WHAT THE EXERCISE ASKS:
Below is a listing to transcribe in full and exactly; keep the pictures out.

DATA EXCERPT:
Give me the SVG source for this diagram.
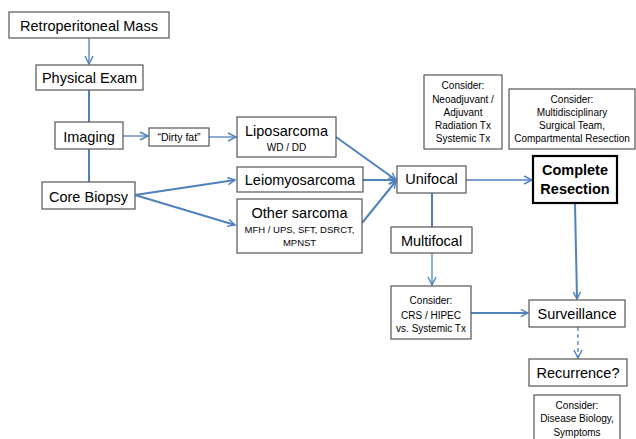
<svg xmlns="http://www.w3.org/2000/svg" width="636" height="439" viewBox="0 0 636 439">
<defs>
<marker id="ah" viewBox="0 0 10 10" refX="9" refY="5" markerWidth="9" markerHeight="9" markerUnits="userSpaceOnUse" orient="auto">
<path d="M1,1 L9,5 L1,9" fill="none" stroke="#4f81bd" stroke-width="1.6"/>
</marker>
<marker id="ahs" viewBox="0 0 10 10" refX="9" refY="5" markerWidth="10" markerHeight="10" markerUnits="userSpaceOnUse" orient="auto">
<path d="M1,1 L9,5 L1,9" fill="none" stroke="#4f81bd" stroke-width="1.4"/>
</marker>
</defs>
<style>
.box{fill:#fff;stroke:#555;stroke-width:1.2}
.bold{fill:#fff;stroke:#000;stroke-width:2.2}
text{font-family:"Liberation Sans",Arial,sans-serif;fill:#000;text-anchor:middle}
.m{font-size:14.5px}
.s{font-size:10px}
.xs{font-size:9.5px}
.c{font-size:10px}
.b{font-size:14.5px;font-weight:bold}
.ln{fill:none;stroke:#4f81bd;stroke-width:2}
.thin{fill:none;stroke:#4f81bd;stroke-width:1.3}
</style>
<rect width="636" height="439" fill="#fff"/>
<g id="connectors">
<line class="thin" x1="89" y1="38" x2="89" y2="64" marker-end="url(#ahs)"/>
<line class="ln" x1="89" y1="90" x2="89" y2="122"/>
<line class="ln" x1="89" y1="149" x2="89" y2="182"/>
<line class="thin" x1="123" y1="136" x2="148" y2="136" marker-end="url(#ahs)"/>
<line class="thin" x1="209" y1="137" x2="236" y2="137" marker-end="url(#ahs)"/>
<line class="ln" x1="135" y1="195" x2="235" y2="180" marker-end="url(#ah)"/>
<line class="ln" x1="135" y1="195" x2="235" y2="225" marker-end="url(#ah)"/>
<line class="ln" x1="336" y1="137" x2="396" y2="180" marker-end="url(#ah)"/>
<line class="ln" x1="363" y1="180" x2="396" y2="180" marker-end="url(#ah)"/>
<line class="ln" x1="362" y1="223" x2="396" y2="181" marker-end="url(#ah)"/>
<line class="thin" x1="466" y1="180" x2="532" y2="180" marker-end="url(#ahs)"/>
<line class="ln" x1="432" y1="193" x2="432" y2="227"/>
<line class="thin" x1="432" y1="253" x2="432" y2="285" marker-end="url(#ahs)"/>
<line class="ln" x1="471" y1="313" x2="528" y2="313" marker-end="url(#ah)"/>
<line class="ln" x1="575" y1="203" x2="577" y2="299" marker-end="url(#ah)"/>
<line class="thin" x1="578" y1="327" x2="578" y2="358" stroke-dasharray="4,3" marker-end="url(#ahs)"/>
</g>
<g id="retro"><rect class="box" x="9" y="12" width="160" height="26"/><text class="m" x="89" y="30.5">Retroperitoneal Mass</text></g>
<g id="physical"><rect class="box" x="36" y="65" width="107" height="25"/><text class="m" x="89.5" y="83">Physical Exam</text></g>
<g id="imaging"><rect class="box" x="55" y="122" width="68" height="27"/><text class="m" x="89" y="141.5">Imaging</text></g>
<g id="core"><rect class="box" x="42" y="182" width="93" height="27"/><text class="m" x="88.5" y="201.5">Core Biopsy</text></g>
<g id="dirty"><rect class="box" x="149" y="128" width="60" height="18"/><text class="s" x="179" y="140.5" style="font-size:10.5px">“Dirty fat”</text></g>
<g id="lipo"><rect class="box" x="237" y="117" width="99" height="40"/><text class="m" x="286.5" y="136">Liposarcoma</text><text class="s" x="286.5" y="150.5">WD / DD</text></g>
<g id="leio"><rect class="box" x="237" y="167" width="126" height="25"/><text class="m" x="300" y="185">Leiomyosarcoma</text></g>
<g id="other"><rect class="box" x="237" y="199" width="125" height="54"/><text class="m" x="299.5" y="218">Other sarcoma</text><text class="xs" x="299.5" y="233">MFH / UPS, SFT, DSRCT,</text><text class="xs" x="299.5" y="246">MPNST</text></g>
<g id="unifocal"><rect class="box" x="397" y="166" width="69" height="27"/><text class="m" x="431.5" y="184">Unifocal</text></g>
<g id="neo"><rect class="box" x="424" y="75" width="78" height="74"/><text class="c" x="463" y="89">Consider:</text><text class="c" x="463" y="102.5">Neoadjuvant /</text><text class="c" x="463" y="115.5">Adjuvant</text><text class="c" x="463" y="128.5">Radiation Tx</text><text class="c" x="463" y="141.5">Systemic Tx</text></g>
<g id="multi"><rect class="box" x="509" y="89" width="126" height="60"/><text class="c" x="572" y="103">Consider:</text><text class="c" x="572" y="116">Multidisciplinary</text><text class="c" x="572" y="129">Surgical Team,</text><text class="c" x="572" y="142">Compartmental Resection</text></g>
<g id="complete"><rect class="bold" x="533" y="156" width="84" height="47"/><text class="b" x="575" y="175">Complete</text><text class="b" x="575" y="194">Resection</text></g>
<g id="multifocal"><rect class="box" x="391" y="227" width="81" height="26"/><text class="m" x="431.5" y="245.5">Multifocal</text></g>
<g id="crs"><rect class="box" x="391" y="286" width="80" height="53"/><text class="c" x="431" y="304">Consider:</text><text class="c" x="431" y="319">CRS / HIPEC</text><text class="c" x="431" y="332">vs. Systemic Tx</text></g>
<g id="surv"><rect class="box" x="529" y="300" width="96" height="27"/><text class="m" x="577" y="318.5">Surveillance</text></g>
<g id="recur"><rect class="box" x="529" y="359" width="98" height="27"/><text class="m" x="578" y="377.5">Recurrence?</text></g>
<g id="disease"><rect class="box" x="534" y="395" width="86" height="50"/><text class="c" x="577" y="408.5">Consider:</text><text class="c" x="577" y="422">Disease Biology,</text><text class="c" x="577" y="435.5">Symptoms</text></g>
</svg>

CORRECT ANSWER:
Give me the SVG source for this diagram.
<svg xmlns="http://www.w3.org/2000/svg" width="636" height="439" viewBox="0 0 636 439">
<defs>
<marker id="ah" viewBox="0 0 10 10" refX="9" refY="5" markerWidth="9" markerHeight="9" markerUnits="userSpaceOnUse" orient="auto">
<path d="M1,1 L9,5 L1,9" fill="none" stroke="#4f81bd" stroke-width="1.6"/>
</marker>
<marker id="ahs" viewBox="0 0 10 10" refX="9" refY="5" markerWidth="10" markerHeight="10" markerUnits="userSpaceOnUse" orient="auto">
<path d="M1,1 L9,5 L1,9" fill="none" stroke="#4f81bd" stroke-width="1.4"/>
</marker>
</defs>
<style>
.box{fill:#fff;stroke:#555;stroke-width:1.2}
.bold{fill:#fff;stroke:#000;stroke-width:2.2}
text{font-family:"Liberation Sans",Arial,sans-serif;fill:#000;text-anchor:middle}
.m{font-size:14.5px}
.s{font-size:10px}
.xs{font-size:9.5px}
.c{font-size:10px}
.b{font-size:14.5px;font-weight:bold}
.ln{fill:none;stroke:#4f81bd;stroke-width:2}
.thin{fill:none;stroke:#4f81bd;stroke-width:1.3}
</style>
<rect width="636" height="439" fill="#fff"/>
<g id="connectors">
<line class="thin" x1="89" y1="38" x2="89" y2="64" marker-end="url(#ahs)"/>
<line class="ln" x1="89" y1="90" x2="89" y2="122"/>
<line class="ln" x1="89" y1="149" x2="89" y2="182"/>
<line class="thin" x1="123" y1="136" x2="148" y2="136" marker-end="url(#ahs)"/>
<line class="thin" x1="209" y1="137" x2="236" y2="137" marker-end="url(#ahs)"/>
<line class="ln" x1="135" y1="195" x2="235" y2="180" marker-end="url(#ah)"/>
<line class="ln" x1="135" y1="195" x2="235" y2="225" marker-end="url(#ah)"/>
<line class="ln" x1="336" y1="137" x2="396" y2="180" marker-end="url(#ah)"/>
<line class="ln" x1="363" y1="180" x2="396" y2="180" marker-end="url(#ah)"/>
<line class="ln" x1="362" y1="223" x2="396" y2="181" marker-end="url(#ah)"/>
<line class="thin" x1="466" y1="180" x2="532" y2="180" marker-end="url(#ahs)"/>
<line class="ln" x1="432" y1="193" x2="432" y2="227"/>
<line class="thin" x1="432" y1="253" x2="432" y2="285" marker-end="url(#ahs)"/>
<line class="ln" x1="471" y1="313" x2="528" y2="313" marker-end="url(#ah)"/>
<line class="ln" x1="575" y1="203" x2="577" y2="299" marker-end="url(#ah)"/>
<line class="thin" x1="578" y1="327" x2="578" y2="358" stroke-dasharray="4,3" marker-end="url(#ahs)"/>
</g>
<g id="retro"><rect class="box" x="9" y="12" width="160" height="26"/><text class="m" x="89" y="30.5">Retroperitoneal Mass</text></g>
<g id="physical"><rect class="box" x="36" y="65" width="107" height="25"/><text class="m" x="89.5" y="83">Physical Exam</text></g>
<g id="imaging"><rect class="box" x="55" y="122" width="68" height="27"/><text class="m" x="89" y="141.5">Imaging</text></g>
<g id="core"><rect class="box" x="42" y="182" width="93" height="27"/><text class="m" x="88.5" y="201.5">Core Biopsy</text></g>
<g id="dirty"><rect class="box" x="149" y="128" width="60" height="18"/><text class="s" x="179" y="140.5" style="font-size:10.5px">“Dirty fat”</text></g>
<g id="lipo"><rect class="box" x="237" y="117" width="99" height="40"/><text class="m" x="286.5" y="136">Liposarcoma</text><text class="s" x="286.5" y="150.5">WD / DD</text></g>
<g id="leio"><rect class="box" x="237" y="167" width="126" height="25"/><text class="m" x="300" y="185">Leiomyosarcoma</text></g>
<g id="other"><rect class="box" x="237" y="199" width="125" height="54"/><text class="m" x="299.5" y="218">Other sarcoma</text><text class="xs" x="299.5" y="233">MFH / UPS, SFT, DSRCT,</text><text class="xs" x="299.5" y="246">MPNST</text></g>
<g id="unifocal"><rect class="box" x="397" y="166" width="69" height="27"/><text class="m" x="431.5" y="184">Unifocal</text></g>
<g id="neo"><rect class="box" x="424" y="75" width="78" height="74"/><text class="c" x="463" y="89">Consider:</text><text class="c" x="463" y="102.5">Neoadjuvant /</text><text class="c" x="463" y="115.5">Adjuvant</text><text class="c" x="463" y="128.5">Radiation Tx</text><text class="c" x="463" y="141.5">Systemic Tx</text></g>
<g id="multi"><rect class="box" x="509" y="89" width="126" height="60"/><text class="c" x="572" y="103">Consider:</text><text class="c" x="572" y="116">Multidisciplinary</text><text class="c" x="572" y="129">Surgical Team,</text><text class="c" x="572" y="142">Compartmental Resection</text></g>
<g id="complete"><rect class="bold" x="533" y="156" width="84" height="47"/><text class="b" x="575" y="175">Complete</text><text class="b" x="575" y="194">Resection</text></g>
<g id="multifocal"><rect class="box" x="391" y="227" width="81" height="26"/><text class="m" x="431.5" y="245.5">Multifocal</text></g>
<g id="crs"><rect class="box" x="391" y="286" width="80" height="53"/><text class="c" x="431" y="304">Consider:</text><text class="c" x="431" y="319">CRS / HIPEC</text><text class="c" x="431" y="332">vs. Systemic Tx</text></g>
<g id="surv"><rect class="box" x="529" y="300" width="96" height="27"/><text class="m" x="577" y="318.5">Surveillance</text></g>
<g id="recur"><rect class="box" x="529" y="359" width="98" height="27"/><text class="m" x="578" y="377.5">Recurrence?</text></g>
<g id="disease"><rect class="box" x="534" y="395" width="86" height="50"/><text class="c" x="577" y="408.5">Consider:</text><text class="c" x="577" y="422">Disease Biology,</text><text class="c" x="577" y="435.5">Symptoms</text></g>
</svg>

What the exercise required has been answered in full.